- **Aim**: Take the lines from the beginning of the material through the line containing "import seaborn as sns" and retype them exactly, leaving the pictures out.
-- START --
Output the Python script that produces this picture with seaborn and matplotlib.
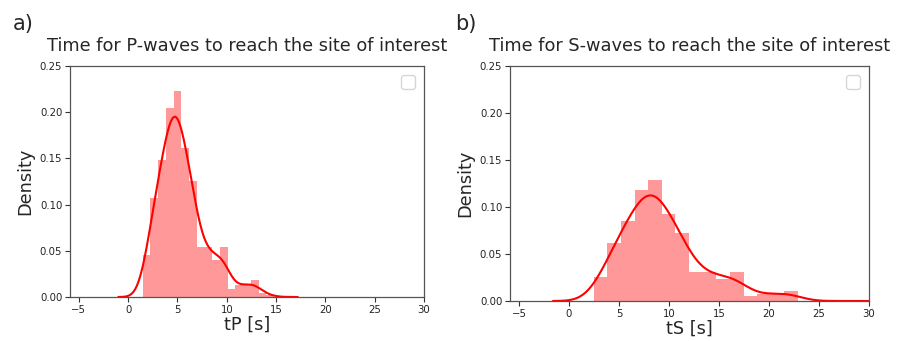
import numpy as np
import pandas as pd
import matplotlib
matplotlib.use("Agg")
import matplotlib.pyplot as plt
import seaborn as sns

# ---- data ----
p_edges = [1.46, 2.25, 3.03, 3.82, 4.60, 5.39, 6.17, 6.96, 7.74, 8.53, 9.31,
           10.10, 10.88, 11.67, 12.45, 13.24, 14.02, 14.81]
p_density = [0.0455, 0.1075, 0.148, 0.205, 0.223, 0.161, 0.125, 0.054, 0.054,
             0.040, 0.054, 0.009, 0.013, 0.013, 0.018, 0.004, 0.002]

s_edges = [2.47, 3.83, 5.19, 6.56, 7.92, 9.28, 10.64, 12.00, 13.37, 14.73,
           16.09, 17.45, 18.81, 20.18, 21.54, 22.90]
s_density = [0.0259, 0.062, 0.085, 0.118, 0.1287, 0.0926, 0.072, 0.031, 0.031,
             0.0236, 0.031, 0.0055, 0.0075, 0.0075, 0.0105]

titles = ["Time for P-waves to reach the site of interest",
          "Time for S-waves to reach the site of interest"]
xlabels = ["tP [s]", "tS [s]"]
panel_tags = ["a)", "b)"]
x_ticks = [-5, 0, 5, 10, 15, 20, 25, 30]
y_ticks = [0.00, 0.05, 0.10, 0.15, 0.20, 0.25]
kde_ranges = [(-1.0, 17.2), (-1.6, 30.0)]

sns.set_style("ticks")
plt.rcParams["font.family"] = ["DejaVu Sans"]

W, H = 902, 341
fig = plt.figure(figsize=(W / 100, H / 100), dpi=100)


def px_axes(x0, y0, x1, y1):
    return fig.add_axes([x0 / W, 1 - y1 / H, (x1 - x0) / W, (y1 - y0) / H])


axes = [px_axes(70, 66, 424, 297), px_axes(510, 66, 869, 301)]
datasets = [(p_edges, p_density, 0.74), (s_edges, s_density, 1.32)]
tag_pos = [(13, 30), (455, 30)]

for ax, (edges, dens, bw), kr, title, xl, tag, tp in zip(
        axes, datasets, kde_ranges, titles, xlabels, panel_tags, tag_pos):
    e = np.asarray(edges)
    centers = (e[:-1] + e[1:]) / 2
    df = pd.DataFrame({"t": centers, "density": dens})
    sns.histplot(data=df, x="t", weights="density", bins=list(edges),
                 stat="count", color="red", alpha=0.4, linewidth=0, ax=ax)
    w = np.asarray(dens)
    mu = np.sum(w * centers) / w.sum()
    sd = np.sqrt(np.sum(w * (centers - mu) ** 2) / w.sum())
    sns.kdeplot(data=df, x="t", weights="density", bw_method=bw / sd, cut=10,
                clip=kr, gridsize=400, color="red", linewidth=1.5, ax=ax,
                zorder=2)
    ax.set_xlim(-5.9, 30)
    ax.set_ylim(0, 0.25)
    ax.set_xticks(x_ticks)
    ax.set_yticks(y_ticks)
    ax.set_yticklabels([f"{v:.2f}" for v in y_ticks])
    ax.tick_params(labelsize=7.3, length=3.5, width=0.8, pad=2,
                   colors="#333333", labelcolor="#222222")
    for sp in ax.spines.values():
        sp.set_visible(True)
        sp.set_linewidth(0.9)
        sp.set_color("#555555")
        sp.set_zorder(3)
    ax.set_title(title, fontsize=12.8, pad=11)
    ax.set_xlabel(xl, fontsize=12.8, labelpad=1)
    ax.set_ylabel("Density", fontsize=12.8, labelpad=4)
    ax.legend(loc="upper right", fontsize=12.8)
    fig.text(tp[0] / W, 1 - tp[1] / H, tag, fontsize=15, ha="left", va="baseline")

fig.savefig("out.png", dpi=100)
-- END --
- **Solution to this exercise**:
Output the Python script that produces this picture with seaborn and matplotlib.
import numpy as np
import pandas as pd
import matplotlib
matplotlib.use("Agg")
import matplotlib.pyplot as plt
import seaborn as sns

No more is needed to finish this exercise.